Skip all pictures, then copy the lines from the start of the data through the line with "p.title.standoff = 30", keeping both ends.

------------------------------------------------------------

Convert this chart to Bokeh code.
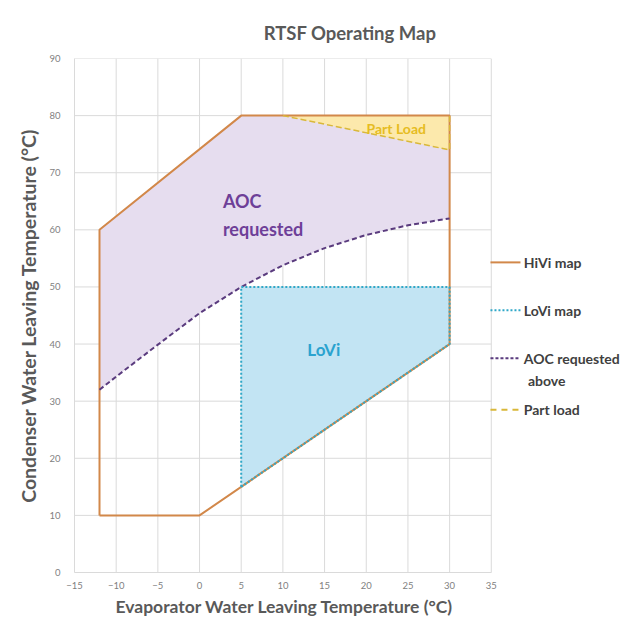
from bokeh.plotting import figure
from bokeh.models import FixedTicker, Title
from bokeh.core.properties import value
from bokeh.embed import file_html
from bokeh.resources import INLINE

FONT = "Lato"

# Axis ticks
x_ticks = [-15, -10, -5, 0, 5, 10, 15, 20, 25, 30, 35]
y_ticks = [0, 10, 20, 30, 40, 50, 60, 70, 80, 90]

# HiVi operating envelope (evaporator vs condenser leaving temperature)
hivi_x = [-12, -12, 5, 30, 30, 0, -12]
hivi_y = [10, 60, 80, 80, 40, 10, 10]

# LoVi operating envelope
lovi_x = [5, 5, 30, 30, 5]
lovi_y = [15, 50, 50, 40, 15]

# Lower boundary of the "AOC requested" zone
aoc_x = [-12, -10, -5, 0, 5, 10, 15, 20, 25, 30]
aoc_y = [32, 34.3, 39.9, 45.4, 50, 53.8, 56.8, 59.1, 60.8, 62]

# Part load zone
part_x = [10, 30, 30]
part_y = [80, 74, 80]

# Legend entries
legend_labels = ["HiVi map", "LoVi map", "AOC requested", "Part load"]

HIVI_COLOR = "#D2884A"
LOVI_COLOR = "#2FA8C8"
AOC_COLOR = "#5A3B7E"
PART_COLOR = "#D9B83A"
GRID_COLOR = "#DADADA"
TEXT_GREY = "#595959"

p = figure(width=625, height=619, x_range=(-15, 51.1), y_range=(0, 90),
           output_backend="svg", toolbar_location=None,
           min_border_left=74, min_border_right=0,
           min_border_top=58, min_border_bottom=47)
p.outline_line_color = None
p.background_fill_color = "white"
p.border_fill_color = "white"

# Title
p.title.text = "RTSF Operating Map"
p.title.align = "center"
p.title.text_font = FONT
p.title.text_font_size = "18.5px"
p.title.text_font_style = "bold"
p.title.text_color = TEXT_GREY
p.title.standoff = 30

# Grid limited to the chart area (the legend sits to its right)
p.xgrid.visible = False
p.ygrid.visible = False
p.segment(x0=x_ticks, y0=[y_ticks[0]] * len(x_ticks), x1=x_ticks, y1=[y_ticks[-1]] * len(x_ticks),
          line_color=GRID_COLOR, line_width=1)
p.segment(x0=[x_ticks[0]] * len(y_ticks), y0=y_ticks, x1=[x_ticks[-1]] * len(y_ticks), y1=y_ticks,
          line_color=GRID_COLOR, line_width=1)

# Axes
for ax in (p.xaxis[0], p.yaxis[0]):
    ax.axis_line_color = GRID_COLOR
    ax.major_tick_line_color = None
    ax.minor_tick_line_color = None
    ax.major_label_text_font = FONT
    ax.major_label_text_font_size = "9.5px"
    ax.major_label_text_color = "#7F7F7F"
    ax.axis_label_text_font = FONT
    ax.axis_label_text_font_style = "bold"
    ax.axis_label_text_color = TEXT_GREY
p.xaxis.ticker = FixedTicker(ticks=x_ticks)
p.yaxis.ticker = FixedTicker(ticks=y_ticks)
p.xaxis.bounds = (x_ticks[0], x_ticks[-1])
p.yaxis.axis_label = "Condenser Water Leaving Temperature (°C)"
p.yaxis.axis_label_text_font_size = "19.5px"
p.xaxis.major_label_standoff = 3
p.yaxis.major_label_standoff = 8
p.yaxis.axis_label_standoff = 6

# X axis caption, aligned under the chart area rather than the full frame
p.add_layout(Title(text="Evaporator  Water Leaving Temperature  (°C)", align="left", offset=41,
                   text_font=FONT, text_font_size="17.5px", text_font_style="bold",
                   text_color=TEXT_GREY, standoff=4), "below")

# Filled zones
aoc_fill_x = hivi_x[1:4] + aoc_x[::-1]
aoc_fill_y = hivi_y[1:4] + aoc_y[::-1]
p.patch(aoc_fill_x, aoc_fill_y, fill_color="#E6DDEF", line_color=None)
p.patch(lovi_x, lovi_y, fill_color="#C2E4F3", line_color=None)
p.patch(part_x, part_y, fill_color="#FCE9AC", line_color=None)

# Boundaries
p.line(hivi_x, hivi_y, line_color=HIVI_COLOR, line_width=2)
p.line(aoc_x, aoc_y, line_color=AOC_COLOR, line_width=2, line_dash="5 3")
p.line(lovi_x, lovi_y, line_color=LOVI_COLOR, line_width=2, line_dash="2 2")
p.line(part_x, part_y, line_color=PART_COLOR, line_width=1.5, line_dash="6 3")

# Zone labels
p.text(x=[2.8, 2.8], y=[65, 60.2], text=["AOC", "requested"], text_color="#6E3F98",
       text_font=value(FONT), text_font_style="bold", text_font_size="18px",
       text_baseline="middle", text_align="left")
p.text(x=[14.9], y=[39.0], text=["LoVi"], text_color="#2AA3CF",
       text_font=value(FONT), text_font_style="bold", text_font_size="17px",
       text_baseline="middle", text_align="center")
p.text(x=[23.6], y=[77.7], text=["Part Load"], text_color="#E6BC22",
       text_font=value(FONT), text_font_style="bold", text_font_size="14px",
       text_baseline="middle", text_align="center")

# Legend, drawn beside the chart area
leg_x0, leg_x1, leg_tx = 34.9, 38.5, 38.9
leg_rows = [54.3, 45.9, 37.5, 28.5]
styles = [
    dict(line_color=HIVI_COLOR, line_width=2),
    dict(line_color=LOVI_COLOR, line_width=2, line_dash="2 2"),
    dict(line_color=AOC_COLOR, line_width=2, line_dash="3 2"),
    dict(line_color=PART_COLOR, line_width=2, line_dash="6 5"),
]
for yy, st in zip(leg_rows, styles):
    p.line([leg_x0, leg_x1], [yy, yy], **st)
p.text(x=[leg_tx] * 4, y=leg_rows, text=legend_labels, text_color="#404040",
       text_font=value(FONT), text_font_style="bold", text_font_size="14px",
       text_baseline="middle", text_align="left")
p.text(x=[leg_tx + 0.5], y=[33.6], text=["above"], text_color="#404040",
       text_font=value(FONT), text_font_style="bold", text_font_size="14px",
       text_baseline="middle", text_align="left")

open("out.html", "w").write(file_html(p, INLINE))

------------------------------------------------------------

> Solution to this task:
Convert this chart to Bokeh code.
from bokeh.plotting import figure
from bokeh.models import FixedTicker, Title
from bokeh.core.properties import value
from bokeh.embed import file_html
from bokeh.resources import INLINE

FONT = "Lato"

# Axis ticks
x_ticks = [-15, -10, -5, 0, 5, 10, 15, 20, 25, 30, 35]
y_ticks = [0, 10, 20, 30, 40, 50, 60, 70, 80, 90]

# HiVi operating envelope (evaporator vs condenser leaving temperature)
hivi_x = [-12, -12, 5, 30, 30, 0, -12]
hivi_y = [10, 60, 80, 80, 40, 10, 10]

# LoVi operating envelope
lovi_x = [5, 5, 30, 30, 5]
lovi_y = [15, 50, 50, 40, 15]

# Lower boundary of the "AOC requested" zone
aoc_x = [-12, -10, -5, 0, 5, 10, 15, 20, 25, 30]
aoc_y = [32, 34.3, 39.9, 45.4, 50, 53.8, 56.8, 59.1, 60.8, 62]

# Part load zone
part_x = [10, 30, 30]
part_y = [80, 74, 80]

# Legend entries
legend_labels = ["HiVi map", "LoVi map", "AOC requested", "Part load"]

HIVI_COLOR = "#D2884A"
LOVI_COLOR = "#2FA8C8"
AOC_COLOR = "#5A3B7E"
PART_COLOR = "#D9B83A"
GRID_COLOR = "#DADADA"
TEXT_GREY = "#595959"

p = figure(width=625, height=619, x_range=(-15, 51.1), y_range=(0, 90),
           output_backend="svg", toolbar_location=None,
           min_border_left=74, min_border_right=0,
           min_border_top=58, min_border_bottom=47)
p.outline_line_color = None
p.background_fill_color = "white"
p.border_fill_color = "white"

# Title
p.title.text = "RTSF Operating Map"
p.title.align = "center"
p.title.text_font = FONT
p.title.text_font_size = "18.5px"
p.title.text_font_style = "bold"
p.title.text_color = TEXT_GREY
p.title.standoff = 30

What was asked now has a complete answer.